Managing Varnish Cache Hit Rate During Deployment

As you work on new features in your application it is important to keep your Varnish Cache VCL code up to date with your application’s needs.

In a well developed web application caching is a really important component of the application. Delivering objects quickly to a browser is one of the most important aspects of web page performance and user experience.

Also, smart use of caching means you can run much smaller infrastructure and serve more users. Smaller infrastructure is usually easier to manage and costs less to run.

But consider where you get to the point where your application is dependent on the caching to work effectively. You do not want to release your software to production and find that your infrastructure cannot handle a normal workload, due to the caching rules becoming out of date.

For example, you may have your site’s home page cached in Varnish Cache. If a developer inadvertently changes the cacheability of the page then your application server might suddenly need to dynamically generate the home page for each user request.

One of the reasons this occurs is because the developers work in isolation from the caching system. They run the application without the reverse proxy tier on their local machine, and test their work without the proxy servers being involved.

Teams overcome this by deploying the proxies in testing and staging environments, which is much later in a typical development flow. Round trip time on bug detection and fixing increases greatly

It is also difficult to run the reverse proxy stacks in the local development environment due to configuration complexity and other other compatibility reasons like trying to run Linux proxies on Windows.

Tools like Vagrant and Docker make it possible to run your entire reverse proxy stack on your local development machine.
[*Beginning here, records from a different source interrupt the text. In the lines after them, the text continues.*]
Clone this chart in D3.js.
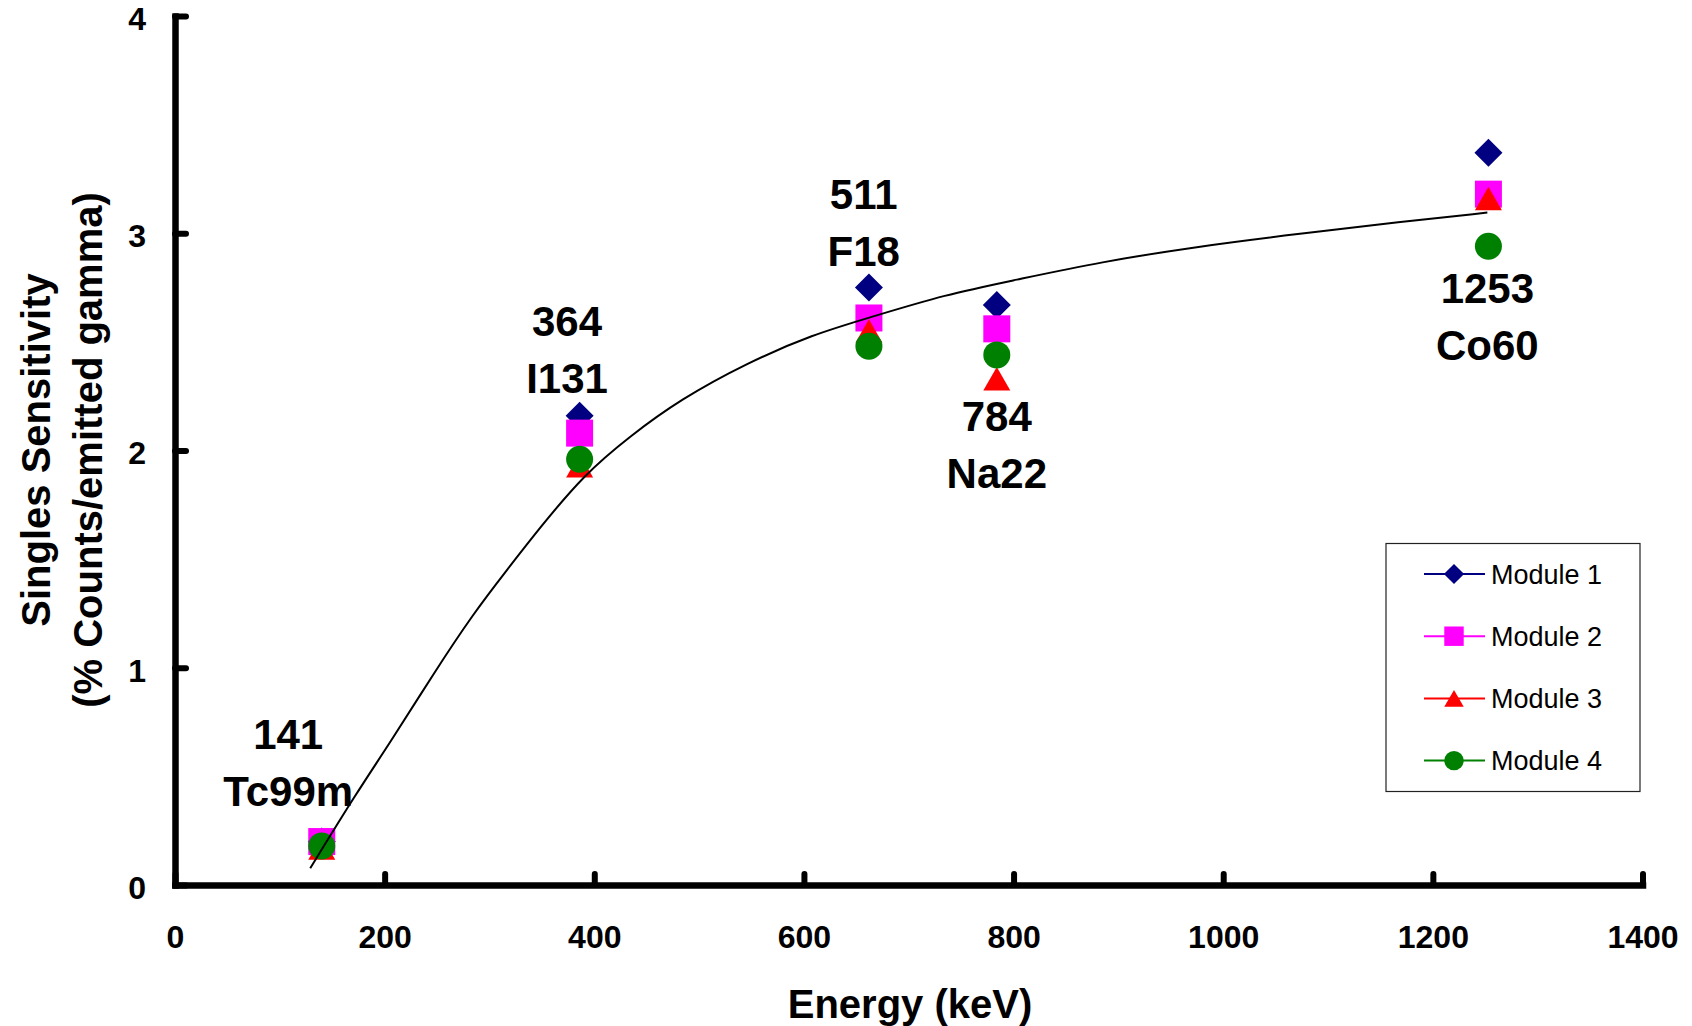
<!DOCTYPE html>
<html>
<head>
<meta charset="utf-8">
<script src="https://cdn.jsdelivr.net/npm/d3@7"></script>
<style>
  html, body { margin: 0; padding: 0; background: #fff; }
  svg { display: block; font-family: "Liberation Sans", Arial, Helvetica, sans-serif; }
</style>
</head>
<body>
<svg id="chart" width="1692" height="1026"></svg>
<script>
// measured energies (keV) and singles sensitivity per module
const energies = [140, 386, 662, 784, 1253];
const module1 = [0.20, 2.16, 2.75, 2.67, 3.37];
const module2 = [0.20, 2.08, 2.61, 2.56, 3.18];
const module3 = [0.17, 1.93, 2.55, 2.33, 3.16];
const module4 = [0.18, 1.96, 2.48, 2.44, 2.94];

// fitted trend line
const fitEnergy = [129, 173, 205, 247, 285, 317, 348, 390, 434, 482, 546, 609, 662, 736, 800, 883, 978, 1073, 1169, 1252];
const fitSens = [0.077, 0.423, 0.653, 0.976, 1.252, 1.452, 1.644, 1.888, 2.066, 2.235, 2.404, 2.535, 2.611, 2.719, 2.783, 2.868, 2.941, 2.998, 3.052, 3.095];

// source annotations: energy line, isotope line, anchor in data units
const labelTop = ["141", "364", "511", "784", "1253"];
const labelBottom = ["Tc99m", "I131", "F18", "Na22", "Co60"];
const labelE = [108, 374, 657, 784, 1252];
const labelS = [0.696, 2.594, 3.18, 2.16, 2.747];

const xTicks = [0, 200, 400, 600, 800, 1000, 1200, 1400];
const yTicks = [0, 1, 2, 3, 4];
const seriesNames = ["Module 1", "Module 2", "Module 3", "Module 4"];

const colors = ["#000080", "#FF00FF", "#FF0000", "#008000"];
const shapes = ["diamond", "square", "triangle", "circle"];

const svg = d3.select("#chart");
svg.append("rect").attr("width", 1692).attr("height", 1026).attr("fill", "#fff");

const x = d3.scaleLinear().domain([0, 1400]).range([175, 1642.5]);
const y = d3.scaleLinear().domain([0, 4]).range([885, 16]);

// marker drawing, sized to ~27px boxes like the original
function marker(sel, shape, k) {
    const s = k || 1;
    if (shape === "diamond") {
        sel.attr("d", d3.symbol(d3.symbolSquare, 392 * s * s)()).attr("data-rot", 45);
    } else if (shape === "square") {
        sel.attr("d", d3.symbol(d3.symbolSquare, 729 * s * s)());
    } else if (shape === "triangle") {
        sel.attr("d", d3.symbol(d3.symbolTriangle, 315.7 * s * s)()).attr("data-dy", 3.9 * s);
    } else {
        sel.attr("d", d3.symbol(d3.symbolCircle, 572.6 * s * s)());
    }
}

const allSeries = [module1, module2, module3, module4];
const pts = svg.append("g").attr("class", "points");
allSeries.forEach((vals, i) => {
    const g = pts.append("g");
    vals.forEach((v, j) => {
        const p = g.append("path").attr("fill", colors[i]);
        marker(p, shapes[i]);
        const rot = +p.attr("data-rot") || 0;
        const dy = +p.attr("data-dy") || 0;
        p.attr("transform", `translate(${x(energies[j])},${y(v) + dy}) rotate(${rot})`);
    });
});

// fitted curve goes over the markers
const line = d3.line().x((d, i) => x(fitEnergy[i])).y(d => y(d)).curve(d3.curveBasis);
svg.append("path")
    .datum(fitSens)
    .attr("d", line)
    .attr("fill", "none")
    .attr("stroke", "#000")
    .attr("stroke-width", 2);

// axes
const xAxis = svg.append("g")
    .attr("transform", `translate(0,${y(0)})`)
    .call(d3.axisBottom(x).tickValues(xTicks).tickFormat(d3.format("d")).tickSizeInner(-11).tickSizeOuter(0).tickPadding(0));
const yAxis = svg.append("g")
    .attr("transform", `translate(${x(0)},0)`)
    .call(d3.axisLeft(y).tickValues(yTicks).tickFormat(d3.format("d")).tickSizeInner(-11).tickSizeOuter(0).tickPadding(0));

[xAxis, yAxis].forEach(ax => {
    ax.select(".domain").attr("stroke", "#000").attr("stroke-width", 6.5).attr("stroke-linecap", "square");
    ax.selectAll(".tick line").attr("stroke", "#000").attr("stroke-width", 6).attr("stroke-linecap", "round");
    ax.selectAll(".tick text")
        .attr("fill", "#000")
        .style("font-family", "'Liberation Sans', Arial, sans-serif")
        .style("font-weight", "bold")
        .style("font-size", "32px");
});
xAxis.selectAll(".tick text").attr("y", 63).attr("dy", null);
yAxis.selectAll(".tick text").attr("x", -29).attr("dy", "0.42em");

// axis titles
svg.append("text")
    .attr("x", 910).attr("y", 1018)
    .attr("text-anchor", "middle")
    .style("font-weight", "bold").style("font-size", "40px")
    .text("Energy (keV)");

const yTitle = svg.append("text")
    .attr("transform", "translate(0,450) rotate(-90)")
    .attr("text-anchor", "middle")
    .style("font-weight", "bold").style("font-size", "40px");
yTitle.append("tspan").attr("x", 0).attr("y", 50).text("Singles Sensitivity");
yTitle.append("tspan").attr("x", 0).attr("y", 102).text("(% Counts/emitted gamma)");

// source labels
const ann = svg.append("g").style("font-weight", "bold").style("font-size", "42px").attr("text-anchor", "middle");
labelTop.forEach((t, i) => {
    const cx = x(labelE[i]);
    const cy = y(labelS[i]);
    ann.append("text").attr("x", cx).attr("y", cy + 15).text(t);
    ann.append("text").attr("x", cx).attr("y", cy + 57 + 15).text(labelBottom[i]);
});

// legend
const legend = svg.append("g");
legend.append("rect")
    .attr("x", 1386).attr("y", 543.5)
    .attr("width", 254).attr("height", 248)
    .attr("fill", "#fff").attr("stroke", "#222").attr("stroke-width", 1.2);
seriesNames.forEach((name, i) => {
    const ly = 574 + i * 62.2;
    legend.append("line")
        .attr("x1", 1424).attr("x2", 1485).attr("y1", ly).attr("y2", ly)
        .attr("stroke", colors[i]).attr("stroke-width", 2);
    const p = legend.append("path").attr("fill", colors[i]);
    marker(p, shapes[i], 0.72);
    const rot = +p.attr("data-rot") || 0;
    const dy = +p.attr("data-dy") || 0;
    p.attr("transform", `translate(1454,${ly + dy}) rotate(${rot})`);
    legend.append("text")
        .attr("x", 1491).attr("y", ly + 9.5)
        .style("font-size", "27px")
        .text(name);
});
</script>
</body>
</html>
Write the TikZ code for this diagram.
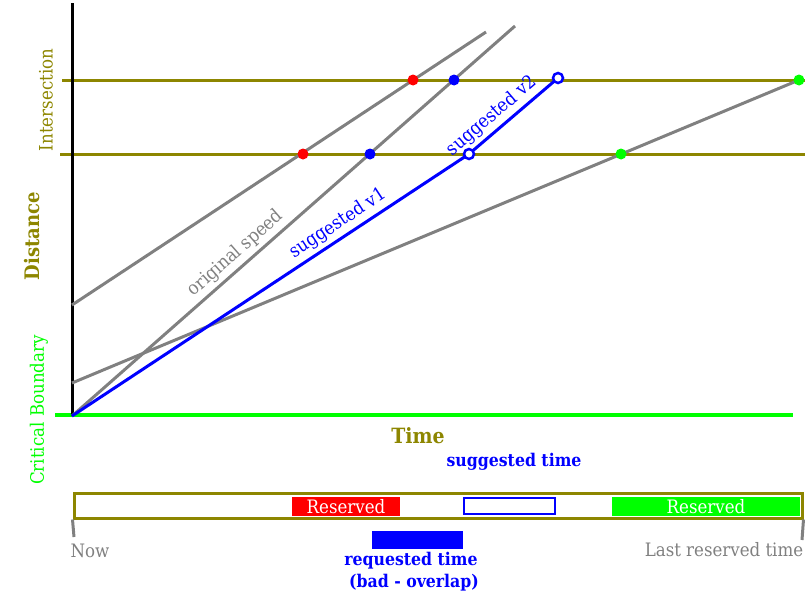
\documentclass[tikz,border=0pt]{standalone}
\usepackage{fontspec}
\setmainfont{DejaVu Serif Condensed}
\usetikzlibrary{positioning}
\definecolor{brightgreen}{RGB}{0,255,0}

\begin{document}
\begin{tikzpicture}[x=1pt, y=-1pt,
  road/.style={olive, line width=3pt},
  traj/.style={gray, line width=3pt},
  hitdot/.style={circle, fill=#1, inner sep=0pt, minimum size=11pt},
  opendot/.style={circle, draw=blue, fill=white, line width=2.5pt, inner sep=0pt, minimum size=10pt},
  lbl/.style={font=\fontsize{18.5}{21}\selectfont},
  blbl/.style={font=\bfseries\fontsize{17.5}{20}\selectfont},
  tick/.style={gray, line width=3pt},
  slot/.style={minimum height=19pt, inner sep=0pt, text=white, lbl}]
\useasboundingbox (0,0) rectangle (812,597);
% end points of the axes and roads
\coordinate (O) at (72,416);
\coordinate (top) at (72,3);
\coordinate (ra) at (62,80);
\coordinate (rae) at (805,80);
\coordinate (rb) at (60,154);
\coordinate (rbe) at (805,154);
\coordinate (cb) at (55,415);
\coordinate (cbe) at (793,415);
% trajectories
\coordinate (l1s) at (72,305);
\coordinate (l1e) at (486,32);
\coordinate (l2e) at (515,26);
\coordinate (l3s) at (72,383);
\coordinate (l3e) at (799,80);
\coordinate (near) at (469,154);
\coordinate (far) at (558,78);

\draw[road] (ra) -- (rae);
\draw[road] (rb) -- (rbe);
\draw[brightgreen, line width=4pt] (cb) -- (cbe);
\draw[black, line width=3pt] (O) -- (top);

\draw[traj] (l1s) -- (l1e);
\draw[traj] (O) -- (l2e) node[pos=0.39, sloped, above, text=gray, lbl] (origlbl) {original speed};
\draw[traj] (l3s) -- (l3e);
\draw[blue, line width=3pt] (O) -- (near) node[pos=0.69, sloped, above, lbl] (v1lbl) {suggested v1};
\draw[blue, line width=3pt] (near) -- (far) node[pos=0.36, sloped, above, lbl] (v2lbl) {suggested v2};

% crossing points
\node[hitdot=red] (r1) at (303,154) {};
\node[hitdot=red] (r2) at (413,80) {};
\node[hitdot=blue] (b1) at (370,154) {};
\node[hitdot=blue] (b2) at (454,80) {};
\node[hitdot=brightgreen] (g1) at (621,154) {};
\node[hitdot=brightgreen] (g2) at (799,80) {};
\node[opendot] (s1) at (near) {};
\node[opendot] (s2) at (far) {};

% axis labels
\node[rotate=90, text=olive, font=\bfseries\fontsize{20}{24}\selectfont] (dist) at (32,236) {Distance};
\node[rotate=90, text=olive, lbl] (inter) at (46,100) {Intersection};
\node[rotate=90, text=brightgreen, lbl] (crit) at (39,410) {Critical Boundary};
\node[text=olive, font=\bfseries\fontsize{21}{25}\selectfont] (time) at (418,436) {Time};

% reservation bar
\node[text=blue, blbl] (sugtime) at (514,462) {suggested time};
\node[draw=olive, line width=3pt, minimum width=728pt, minimum height=25pt, inner sep=0pt] (bar) at (438,505.5) {};
\node[slot, fill=red, minimum width=108pt] (res1) at (346,506.5) {Reserved};
\node[draw=blue, fill=white, line width=2.5pt, minimum width=91pt, minimum height=16pt, inner sep=0pt] (sugslot) at (509.5,506) {};
\node[slot, fill=brightgreen, minimum width=188pt] (res2) at (706,506.5) {Reserved};
\node[fill=blue, minimum width=91pt, minimum height=18pt, inner sep=0pt] (reqslot) at (417.5,540) {};
\node[text=blue, blbl] (reqlbl) at (411,561) {requested time};
\node[text=blue, blbl] (badlbl) at (414,583) {(bad - overlap)};

\coordinate (nowend) at (74,537);
\coordinate (lastend) at (802,540);
\draw[tick] (bar.south west) -- (nowend);
\draw[tick] (bar.south east) -- (lastend);
\node[text=gray, lbl] (now) at (90,551) {Now};
\node[text=gray, lbl] (last) at (724,550) {Last reserved time};
\end{tikzpicture}
\end{document}
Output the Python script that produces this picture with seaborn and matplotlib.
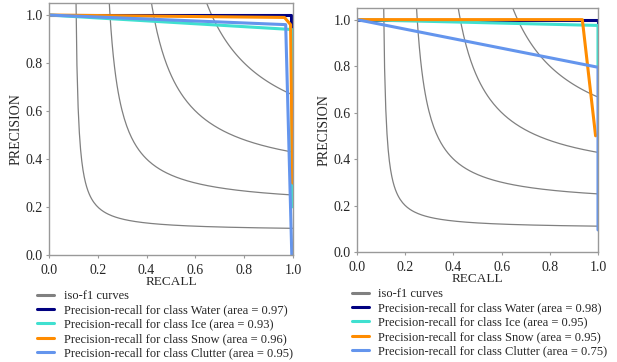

In this setup you are able to make changes to your application, test the application directly, and then test it again on your computer with the proxies in place.

Using a configuration management system to ensure that the Varnish Cache configuration is consistent between your local machine, your test environment and your production environment also increases certainly and reduces stress during deployment.

You can also integrate the testing the cacheability of objects into your automated testing and CI/CD workflow. You can run tests against the environment and query a metrics or log management platform to ensure that you’re heading in the right direction before you make that final leap to the production environment.